Bu tapınak yapıları, Anahita’nın sadece mitolojik bir figür olmanın ötesinde, halkın ve kraliyetin günlük yaşamında ve ritüel pratiklerinde somut bir varlığa sahip olduğunu kanıtlamaktadır.
Zoroastrian İbadet Rituelleri: Su, Ateş ve Saflık Arayışı

Zerdüştlük, doğası gereği dualistik bir din olup, iyi (Spenta Mainyu/Ahura Mazda) ve kötü (Angra Mainyu/Ahriman) güçler arasındaki kozmik mücadeleyi vurgular. Bu mücadelede, su ve ateş gibi doğal elementler, ilahi yaratılışın ve saflığın sembolleri olarak merkezi bir rol oynar. Anahita, özellikle suyun kişileşmiş hali olarak, Zerdüşt ibadet ritüellerinde kritik bir öneme sahiptir.
Zerdüşt ayinlerinde su, arınma ve kutsanmanın temel aracıdır. “Ab-Zohr” (suya adak) veya “Zam-Zohr” (Yeryüzüne adak) gibi ritüeller, Anahita’ya duyulan saygının bir ifadesidir. Bu ritüellerde, saf su, tanrıçaya sunulur ve onun yaşam veren gücünün devamlılığı için dua edilir. Zerdüştler için su, hayatın kaynağı olmasının yanı sıra, ruhsal kirlilikten arınmanın ve bedeni temizlemenin de bir yoludur. Ritüel banyolar, özellikle belirli günlerde veya kirli kabul edilen durumların ardından yapılabilirdi.

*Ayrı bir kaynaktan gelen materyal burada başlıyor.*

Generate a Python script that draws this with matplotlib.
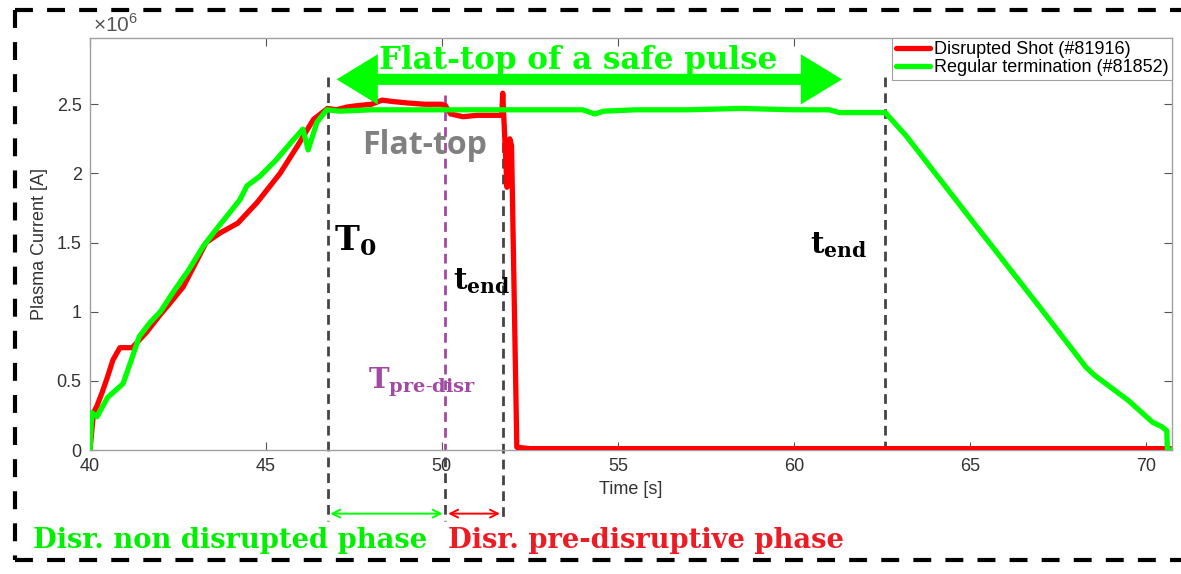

Ateş, Zerdüşt ibadetinde Ahura Mazda’nın ilahi ışığı ve saflığının bir sembolü olarak merkezi bir konumdadır. Ateş tapınakları, Zerdüştlüğün en kutsal mekanlarıdır. Ancak, ateşin saflığı suyun saflığıyla yakından ilişkilidir. Kirli kabul edilen herhangi bir şey ateşe dokunmadan önce, suyla arındırılması gerekir. Bu, suyun, dolayısıyla Anahita’nın, ateşin saflığını koruma ve sürdürme işlevini gösterir. Anahita’nın saflık özelliği, Zerdüşt inancının temel direklerinden biri olan “aşha” (doğruluk, düzen, saflık) kavramıyla da uyumludur. Suyun akışı ve arındırıcı gücü, insanların ruhsal olarak temizlenmeleri ve Ahura Mazda’nın düzenine uygun yaşamaları gerektiği inancını pekiştirir.

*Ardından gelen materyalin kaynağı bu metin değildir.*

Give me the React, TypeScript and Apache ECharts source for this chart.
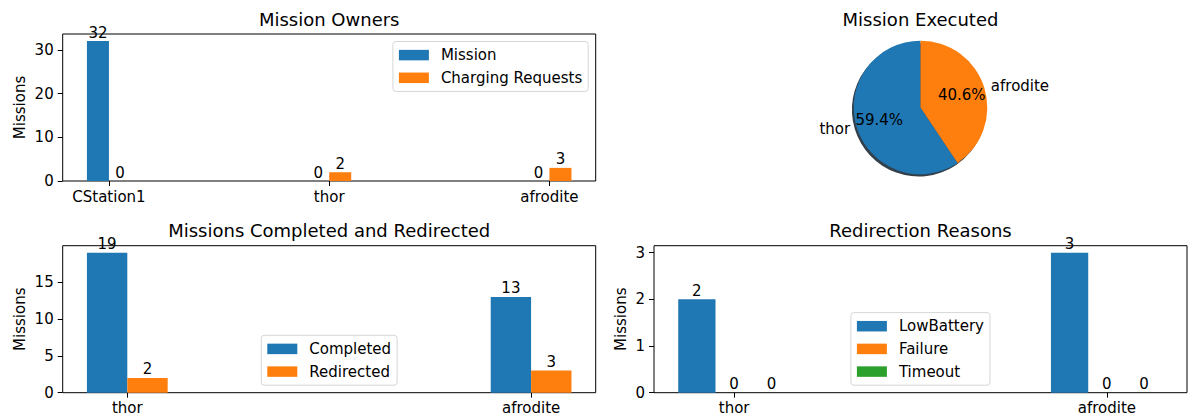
import React, { useEffect, useRef } from 'react';
import * as echarts from 'echarts';

const FONT = 'DejaVu Sans';
const BLUE = '#1f77b4';
const ORANGE = '#ff7f0e';
const GREEN = '#2ca02c';

// Mission Owners
const ownerCategories = ['CStation1', 'thor', 'afrodite'];
const ownerMissions = [32, 0, 0];
const ownerCharging = [0, 2, 3];
const ownerTicks = [0, 10, 20, 30];

// Mission Executed
const executedNames = ['thor', 'afrodite'];
const executedValues = [19, 13];

// Missions Completed and Redirected
const robotCategories = ['thor', 'afrodite'];
const completedValues = [19, 13];
const redirectedValues = [2, 3];
const completedTicks = [0, 5, 10, 15];

// Redirection Reasons
const lowBatteryValues = [2, 3];
const failureValues = [0, 0];
const timeoutValues = [0, 0];
const reasonTicks = [0, 1, 2, 3];

const BAR_W = 0.1;
const TICK_FONT = 15;

const textBase = { fontFamily: FONT, fontSize: TICK_FONT, color: '#000' };

function barSeries(name: string, values: number[], color: string, axis: number, offset: number) {
  return {
    type: 'custom',
    name,
    xAxisIndex: axis,
    yAxisIndex: axis,
    itemStyle: { color },
    data: values.map((v, i) => [i, v]),
    encode: { x: 0, y: 1 },
    silent: true,
    renderItem: (_params: any, api: any) => {
      const x = api.value(0) + offset;
      const v = api.value(1);
      const a = api.coord([x, v]);
      const b = api.coord([x + BAR_W, 0]);
      return {
        type: 'group',
        children: [
          {
            type: 'rect',
            shape: { x: a[0], y: a[1], width: b[0] - a[0], height: b[1] - a[1] },
            style: { fill: color },
          },
          {
            type: 'text',
            z2: 10,
            style: {
              text: String(v),
              x: (a[0] + b[0]) / 2,
              y: a[1] - 1,
              align: 'center',
              verticalAlign: 'bottom',
              fontFamily: FONT,
              fontSize: TICK_FONT,
              fill: '#000',
            },
          },
        ],
      };
    },
  };
}

function catAxis(grid: number, cats: string[], pad: number) {
  const idx = cats.map((_, i) => i);
  return {
    gridIndex: grid,
    type: 'value',
    min: -pad,
    max: cats.length - 1 + pad,
    axisLine: { show: false, onZero: false },
    splitLine: { show: false },
    axisTick: { show: true, customValues: idx, length: 5, lineStyle: { color: '#000', width: 1 } },
    axisLabel: {
      customValues: idx,
      formatter: (v: number) => cats[Math.round(v)] ?? '',
      margin: 8,
      ...textBase,
    },
  };
}

function valAxis(grid: number, maxVal: number, ticks: number[], nameGap: number) {
  return {
    gridIndex: grid,
    type: 'value',
    min: 0,
    max: maxVal * 1.05,
    name: 'Missions',
    nameLocation: 'middle',
    nameGap,
    nameTextStyle: { ...textBase },
    axisLine: { show: false, onZero: false },
    splitLine: { show: false },
    axisTick: { show: true, customValues: ticks, length: 5, lineStyle: { color: '#000', width: 1 } },
    axisLabel: { customValues: ticks, margin: 9, ...textBase },
  };
}

function legend(names: string[], pos: Record<string, number>) {
  return {
    orient: 'vertical',
    ...pos,
    data: names,
    icon: 'rect',
    itemWidth: 30,
    itemHeight: 10.5,
    itemGap: 7.7,
    padding: [6.1, 6, 6.1, 6],
    backgroundColor: 'rgba(255,255,255,0.8)',
    borderColor: 'rgba(204,204,204,0.8)',
    borderWidth: 1,
    borderRadius: 3,
    selectedMode: false,
    textStyle: { ...textBase, padding: [0, 0, 0, 7] },
  };
}

function title(text: string, cx: number, top: number) {
  return {
    text,
    left: cx,
    top,
    textAlign: 'center',
    padding: 0,
    textStyle: { fontFamily: FONT, fontSize: 18, fontWeight: 'normal', color: '#000' },
  };
}

const PIE_C = [920.5, 107.5];
const PIE_R = 66.8;

export default function App() {
  const ref = useRef<HTMLDivElement>(null);

  useEffect(() => {
    if (!ref.current) return;
    const chart = echarts.init(ref.current, undefined, { renderer: 'svg' });
    const gridBase = { show: true, borderColor: '#000', borderWidth: 1, backgroundColor: 'transparent', containLabel: false };
    const pieData = executedNames.map((n, i) => ({ name: n, value: executedValues[i], itemStyle: { color: [BLUE, ORANGE][i] } }));

    chart.setOption({
      animation: false,
      title: [
        title('Mission Owners', 329.2, 10),
        title('Mission Executed', 920.5, 10),
        title('Missions Completed and Redirected', 329.2, 221.7),
        title('Redirection Reasons', 920.5, 221.7),
      ],
      grid: [
        { ...gridBase, left: 62.7, top: 34, width: 533, height: 147 },
        { ...gridBase, left: 62.7, top: 245.7, width: 533, height: 147 },
        { ...gridBase, left: 654, top: 245.7, width: 533, height: 147 },
      ],
      xAxis: [
        catAxis(0, ownerCategories, 0.21),
        catAxis(1, robotCategories, 0.16),
        catAxis(2, robotCategories, 0.215),
      ],
      yAxis: [
        valAxis(0, Math.max(...ownerMissions, ...ownerCharging), ownerTicks, 35),
        valAxis(1, Math.max(...completedValues, ...redirectedValues), completedTicks, 35),
        valAxis(2, Math.max(...lowBatteryValues, ...failureValues, ...timeoutValues), reasonTicks, 25.5),
      ],
      legend: [
        legend(['Mission', 'Charging Requests'], { right: 600.8, top: 41.5 }),
        legend(['Completed', 'Redirected'], { left: 261.3, top: 335.3 }),
        legend(['LowBattery', 'Failure', 'Timeout'], { left: 850.9, top: 312.6 }),
      ],
      series: [
        barSeries('Mission', ownerMissions, BLUE, 0, -BAR_W),
        barSeries('Charging Requests', ownerCharging, ORANGE, 0, 0),
        barSeries('Completed', completedValues, BLUE, 1, -BAR_W),
        barSeries('Redirected', redirectedValues, ORANGE, 1, 0),
        barSeries('LowBattery', lowBatteryValues, BLUE, 2, -1.5 * BAR_W),
        barSeries('Failure', failureValues, ORANGE, 2, -0.5 * BAR_W),
        barSeries('Timeout', timeoutValues, GREEN, 2, 0.5 * BAR_W),
        // drop shadow under the pie
        {
          type: 'pie',
          z: 1,
          silent: true,
          center: [PIE_C[0] - 1.8, PIE_C[1] + 2.2],
          radius: PIE_R,
          startAngle: 90,
          clockwise: false,
          data: executedValues.map((v, i) => ({ name: executedNames[i], value: v })),
          itemStyle: { color: 'rgba(14,30,45,0.85)' },
          label: { show: false },
          labelLine: { show: false },
          emphasis: { disabled: true },
        },
        {
          type: 'pie',
          z: 2,
          silent: true,
          center: PIE_C,
          radius: PIE_R,
          startAngle: 90,
          clockwise: false,
          avoidLabelOverlap: false,
          data: pieData,
          label: {
            show: true,
            position: 'outside',
            formatter: '{b}',
            distanceToLabelLine: 0,
            ...textBase,
          },
          labelLine: { show: false, length: PIE_R * 0.1, length2: 0 },
          emphasis: { disabled: true },
        },
        // percentage labels at 0.6 of the radius
        {
          type: 'pie',
          z: 3,
          silent: true,
          center: PIE_C,
          radius: [0, PIE_R * 1.2],
          startAngle: 90,
          clockwise: false,
          avoidLabelOverlap: false,
          data: executedValues.map((v, i) => ({ name: executedNames[i], value: v })),
          itemStyle: { color: 'rgba(0,0,0,0)' },
          label: {
            show: true,
            position: 'inside',
            formatter: (p: any) => `${p.percent.toFixed(1)}%`,
            ...textBase,
          },
          labelLine: { show: false },
          emphasis: { disabled: true },
        },
      ],
    } as any);

    return () => chart.dispose();
  }, []);

  return (
    <div
      ref={ref}
      style={{ position: 'absolute', left: 0, top: 0, width: 1189, height: 418, background: '#fff' }}
    />
  );
}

Anahita’ya olan bu derin bağlılık, Zerdüştlüğün daha soyut tanrısı Ahura Mazda’ya yapılan ibadetlerden farklılık gösterebilir. Ahura Mazda, kavramsal ve evrensel bir tanrı iken, Anahita, somut bir doğal elementin (su) kişileşmesi ve insan yaşamını doğrudan etkileyen bereket, doğurganlık, sağlık gibi pratik faydalarıyla daha erişilebilir bir figürdü. Bu nedenle, Anahita kültü, halk arasında geniş bir tabana yayılmış ve Zerdüşt ruhban sınıfının da desteğini görmüştür. Onun aracılığıyla, Zerdüştler, evrenin ve yaşamın temel unsurları olan su ve ateşin ilahi gücüne daha derinden bağlanmışlardır.

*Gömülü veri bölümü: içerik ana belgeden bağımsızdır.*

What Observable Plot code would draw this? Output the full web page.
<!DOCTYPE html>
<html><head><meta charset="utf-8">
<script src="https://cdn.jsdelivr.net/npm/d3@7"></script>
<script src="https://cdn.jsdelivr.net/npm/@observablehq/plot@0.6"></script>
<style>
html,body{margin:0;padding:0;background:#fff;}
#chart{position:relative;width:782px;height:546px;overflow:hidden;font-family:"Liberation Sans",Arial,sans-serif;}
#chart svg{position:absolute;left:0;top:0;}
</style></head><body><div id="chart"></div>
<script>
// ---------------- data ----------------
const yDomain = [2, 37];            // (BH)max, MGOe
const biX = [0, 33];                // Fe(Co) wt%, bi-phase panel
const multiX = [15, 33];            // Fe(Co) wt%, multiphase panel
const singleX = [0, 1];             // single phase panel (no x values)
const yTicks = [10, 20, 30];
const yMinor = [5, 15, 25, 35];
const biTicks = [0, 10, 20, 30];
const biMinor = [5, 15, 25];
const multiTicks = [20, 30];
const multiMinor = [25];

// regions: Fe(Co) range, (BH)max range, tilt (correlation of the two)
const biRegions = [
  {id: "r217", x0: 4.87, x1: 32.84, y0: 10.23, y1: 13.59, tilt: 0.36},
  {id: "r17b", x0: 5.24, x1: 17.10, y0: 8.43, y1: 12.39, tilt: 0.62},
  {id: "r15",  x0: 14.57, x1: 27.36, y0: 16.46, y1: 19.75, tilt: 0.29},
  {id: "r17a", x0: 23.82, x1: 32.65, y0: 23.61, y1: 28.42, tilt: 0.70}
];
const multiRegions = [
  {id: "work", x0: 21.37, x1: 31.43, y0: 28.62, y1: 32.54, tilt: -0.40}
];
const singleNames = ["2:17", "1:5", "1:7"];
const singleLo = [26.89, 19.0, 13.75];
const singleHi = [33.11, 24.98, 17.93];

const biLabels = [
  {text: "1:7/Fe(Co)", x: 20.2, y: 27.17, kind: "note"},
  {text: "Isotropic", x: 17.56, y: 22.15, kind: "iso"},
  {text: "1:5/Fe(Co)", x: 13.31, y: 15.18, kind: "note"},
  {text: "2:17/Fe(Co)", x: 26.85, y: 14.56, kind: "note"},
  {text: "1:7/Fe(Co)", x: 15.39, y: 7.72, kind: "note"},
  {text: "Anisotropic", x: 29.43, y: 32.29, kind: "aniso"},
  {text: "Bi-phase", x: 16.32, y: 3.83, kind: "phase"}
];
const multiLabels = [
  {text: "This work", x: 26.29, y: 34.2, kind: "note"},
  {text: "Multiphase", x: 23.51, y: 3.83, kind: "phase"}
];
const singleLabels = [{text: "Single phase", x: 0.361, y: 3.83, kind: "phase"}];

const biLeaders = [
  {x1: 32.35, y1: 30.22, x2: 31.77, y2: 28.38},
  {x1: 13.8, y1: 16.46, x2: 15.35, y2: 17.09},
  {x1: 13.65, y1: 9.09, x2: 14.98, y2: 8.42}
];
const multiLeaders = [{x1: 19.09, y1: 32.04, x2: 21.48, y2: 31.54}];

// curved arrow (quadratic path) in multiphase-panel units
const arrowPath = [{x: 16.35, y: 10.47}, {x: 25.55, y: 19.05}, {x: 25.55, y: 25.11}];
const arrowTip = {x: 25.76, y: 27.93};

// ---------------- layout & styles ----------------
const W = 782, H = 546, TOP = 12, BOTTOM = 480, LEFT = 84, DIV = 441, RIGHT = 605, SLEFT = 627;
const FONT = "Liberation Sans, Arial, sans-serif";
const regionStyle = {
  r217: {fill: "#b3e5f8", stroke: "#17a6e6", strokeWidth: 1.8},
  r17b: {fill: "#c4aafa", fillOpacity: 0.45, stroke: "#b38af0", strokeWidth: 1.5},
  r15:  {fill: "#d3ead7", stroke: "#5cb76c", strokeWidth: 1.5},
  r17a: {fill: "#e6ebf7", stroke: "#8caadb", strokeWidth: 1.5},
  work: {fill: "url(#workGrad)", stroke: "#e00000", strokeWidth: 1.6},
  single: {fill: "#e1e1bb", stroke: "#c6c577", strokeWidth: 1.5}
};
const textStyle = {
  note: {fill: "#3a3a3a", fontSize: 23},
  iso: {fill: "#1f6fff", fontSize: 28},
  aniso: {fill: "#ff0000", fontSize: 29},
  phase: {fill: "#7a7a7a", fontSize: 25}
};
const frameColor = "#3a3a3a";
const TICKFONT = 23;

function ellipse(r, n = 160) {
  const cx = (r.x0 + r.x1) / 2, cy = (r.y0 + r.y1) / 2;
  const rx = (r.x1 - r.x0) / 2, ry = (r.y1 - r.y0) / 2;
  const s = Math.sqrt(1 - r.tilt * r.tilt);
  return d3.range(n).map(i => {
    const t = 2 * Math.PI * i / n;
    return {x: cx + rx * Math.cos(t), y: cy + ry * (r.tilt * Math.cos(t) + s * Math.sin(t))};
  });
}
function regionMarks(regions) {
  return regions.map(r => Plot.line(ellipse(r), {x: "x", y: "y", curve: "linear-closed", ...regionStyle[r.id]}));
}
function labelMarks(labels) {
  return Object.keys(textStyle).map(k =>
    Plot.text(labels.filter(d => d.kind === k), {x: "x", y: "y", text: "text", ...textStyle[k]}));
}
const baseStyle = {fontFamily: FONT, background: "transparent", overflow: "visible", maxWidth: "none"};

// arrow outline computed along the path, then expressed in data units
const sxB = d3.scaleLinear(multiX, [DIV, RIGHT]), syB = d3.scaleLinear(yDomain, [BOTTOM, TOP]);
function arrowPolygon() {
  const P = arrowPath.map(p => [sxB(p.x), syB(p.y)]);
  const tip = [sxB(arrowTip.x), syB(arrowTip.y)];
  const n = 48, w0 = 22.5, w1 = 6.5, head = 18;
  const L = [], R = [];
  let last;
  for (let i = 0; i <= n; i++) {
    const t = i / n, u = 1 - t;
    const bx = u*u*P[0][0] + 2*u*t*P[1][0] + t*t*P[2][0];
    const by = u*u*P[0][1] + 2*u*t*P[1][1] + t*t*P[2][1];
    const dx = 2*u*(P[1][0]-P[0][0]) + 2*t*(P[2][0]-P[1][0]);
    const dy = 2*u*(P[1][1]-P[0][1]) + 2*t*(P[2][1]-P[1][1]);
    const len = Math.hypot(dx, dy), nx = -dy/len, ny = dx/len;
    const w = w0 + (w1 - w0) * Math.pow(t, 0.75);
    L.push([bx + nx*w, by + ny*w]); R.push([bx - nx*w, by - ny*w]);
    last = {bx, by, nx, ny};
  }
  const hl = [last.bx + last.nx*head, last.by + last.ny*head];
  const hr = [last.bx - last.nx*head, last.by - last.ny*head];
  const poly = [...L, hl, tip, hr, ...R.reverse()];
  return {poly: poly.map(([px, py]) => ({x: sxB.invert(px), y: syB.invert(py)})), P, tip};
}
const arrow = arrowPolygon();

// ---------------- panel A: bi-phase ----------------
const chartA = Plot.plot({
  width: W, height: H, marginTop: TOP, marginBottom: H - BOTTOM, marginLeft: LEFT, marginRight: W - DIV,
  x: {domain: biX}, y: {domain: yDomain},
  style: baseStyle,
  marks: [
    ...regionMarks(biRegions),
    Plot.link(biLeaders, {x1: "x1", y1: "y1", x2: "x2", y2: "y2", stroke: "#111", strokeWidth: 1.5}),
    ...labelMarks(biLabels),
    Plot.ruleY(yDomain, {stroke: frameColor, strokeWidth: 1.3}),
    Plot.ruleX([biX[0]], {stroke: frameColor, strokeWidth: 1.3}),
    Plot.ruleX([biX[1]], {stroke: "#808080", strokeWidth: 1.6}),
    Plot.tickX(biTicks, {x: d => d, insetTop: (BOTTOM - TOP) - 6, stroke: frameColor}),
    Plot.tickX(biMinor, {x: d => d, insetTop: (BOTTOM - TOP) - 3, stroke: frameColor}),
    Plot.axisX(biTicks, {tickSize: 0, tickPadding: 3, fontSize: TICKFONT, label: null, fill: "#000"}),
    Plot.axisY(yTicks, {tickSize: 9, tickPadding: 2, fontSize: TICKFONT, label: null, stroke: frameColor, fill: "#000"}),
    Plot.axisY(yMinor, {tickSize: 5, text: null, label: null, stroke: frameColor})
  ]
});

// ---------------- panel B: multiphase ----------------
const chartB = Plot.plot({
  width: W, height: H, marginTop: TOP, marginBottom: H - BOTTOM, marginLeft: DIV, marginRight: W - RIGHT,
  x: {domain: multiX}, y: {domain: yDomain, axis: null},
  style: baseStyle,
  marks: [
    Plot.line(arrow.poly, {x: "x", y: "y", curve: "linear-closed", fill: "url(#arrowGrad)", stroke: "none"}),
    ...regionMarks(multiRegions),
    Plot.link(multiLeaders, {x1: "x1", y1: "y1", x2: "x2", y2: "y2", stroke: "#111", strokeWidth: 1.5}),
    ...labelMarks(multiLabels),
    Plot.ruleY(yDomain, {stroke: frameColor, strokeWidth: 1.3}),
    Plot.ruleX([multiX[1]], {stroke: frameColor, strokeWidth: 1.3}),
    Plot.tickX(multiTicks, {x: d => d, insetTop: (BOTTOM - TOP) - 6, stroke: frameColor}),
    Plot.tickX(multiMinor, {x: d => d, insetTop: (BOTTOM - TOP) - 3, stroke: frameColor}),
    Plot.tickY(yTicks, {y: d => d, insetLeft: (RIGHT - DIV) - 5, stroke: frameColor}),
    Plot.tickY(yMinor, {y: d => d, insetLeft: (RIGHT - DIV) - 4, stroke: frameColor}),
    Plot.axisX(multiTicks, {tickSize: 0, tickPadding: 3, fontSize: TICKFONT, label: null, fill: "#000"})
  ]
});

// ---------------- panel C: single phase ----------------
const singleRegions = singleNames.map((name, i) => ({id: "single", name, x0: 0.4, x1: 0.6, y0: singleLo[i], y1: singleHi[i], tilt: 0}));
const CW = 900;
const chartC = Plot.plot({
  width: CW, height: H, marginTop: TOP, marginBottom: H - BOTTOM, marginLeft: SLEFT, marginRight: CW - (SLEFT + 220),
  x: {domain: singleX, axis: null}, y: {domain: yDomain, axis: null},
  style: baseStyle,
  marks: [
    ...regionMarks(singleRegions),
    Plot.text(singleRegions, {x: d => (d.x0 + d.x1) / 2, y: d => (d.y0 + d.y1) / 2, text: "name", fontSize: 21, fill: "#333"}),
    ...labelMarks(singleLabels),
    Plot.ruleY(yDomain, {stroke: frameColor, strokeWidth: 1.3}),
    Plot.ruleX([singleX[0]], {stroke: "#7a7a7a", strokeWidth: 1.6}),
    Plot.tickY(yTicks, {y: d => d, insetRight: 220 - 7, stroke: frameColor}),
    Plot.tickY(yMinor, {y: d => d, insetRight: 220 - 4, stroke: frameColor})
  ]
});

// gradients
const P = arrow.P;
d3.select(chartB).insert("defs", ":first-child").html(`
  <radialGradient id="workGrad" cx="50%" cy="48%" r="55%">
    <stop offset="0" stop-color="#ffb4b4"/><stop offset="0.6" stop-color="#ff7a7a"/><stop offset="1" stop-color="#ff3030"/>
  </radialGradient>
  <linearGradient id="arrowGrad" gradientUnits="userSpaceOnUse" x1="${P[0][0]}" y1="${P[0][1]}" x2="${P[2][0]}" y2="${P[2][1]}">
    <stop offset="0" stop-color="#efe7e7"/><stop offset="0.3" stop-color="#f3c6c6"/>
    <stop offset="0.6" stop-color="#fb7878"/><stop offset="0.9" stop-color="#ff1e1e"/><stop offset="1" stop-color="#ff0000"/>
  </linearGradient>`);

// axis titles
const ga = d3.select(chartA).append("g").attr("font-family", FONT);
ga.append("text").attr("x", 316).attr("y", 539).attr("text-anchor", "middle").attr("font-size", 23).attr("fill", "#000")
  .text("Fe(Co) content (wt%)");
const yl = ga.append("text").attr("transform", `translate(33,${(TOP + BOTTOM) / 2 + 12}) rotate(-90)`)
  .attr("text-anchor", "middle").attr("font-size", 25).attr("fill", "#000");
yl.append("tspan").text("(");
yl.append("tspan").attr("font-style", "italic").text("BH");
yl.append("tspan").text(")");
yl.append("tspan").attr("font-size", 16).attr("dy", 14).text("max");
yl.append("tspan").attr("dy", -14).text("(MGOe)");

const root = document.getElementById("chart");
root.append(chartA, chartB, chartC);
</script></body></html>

Anahita, antik Pers medeniyetinin karmaşık ve zengin dini dokusunun önemli bir bileşeni olmuştur. Onun hikayesi, bir yandan suyun insanlık tarihindeki yaşamsal önemini vurgularken, diğer yandan da inançların ve kültlerin zaman içinde nasıl evrildiğini, farklı kültürlerle nasıl etkileşime girdiğini ve siyasi iktidarın meşruiyet arayışında nasıl kullanıldığını gözler önüne serer. Bereketin, saflığın, savaşın ve bilgelik veren suyun ilahi gücü olarak Anahita, nesiller boyunca Pers halkının yüreğinde ve zihninde yaşamaya devam etmiştir. Günümüzde bile, onun mirası, İran’ın kültürel ve tarihi kimliğinin ayrılmaz bir parçası olarak varlığını sürdürmektedir.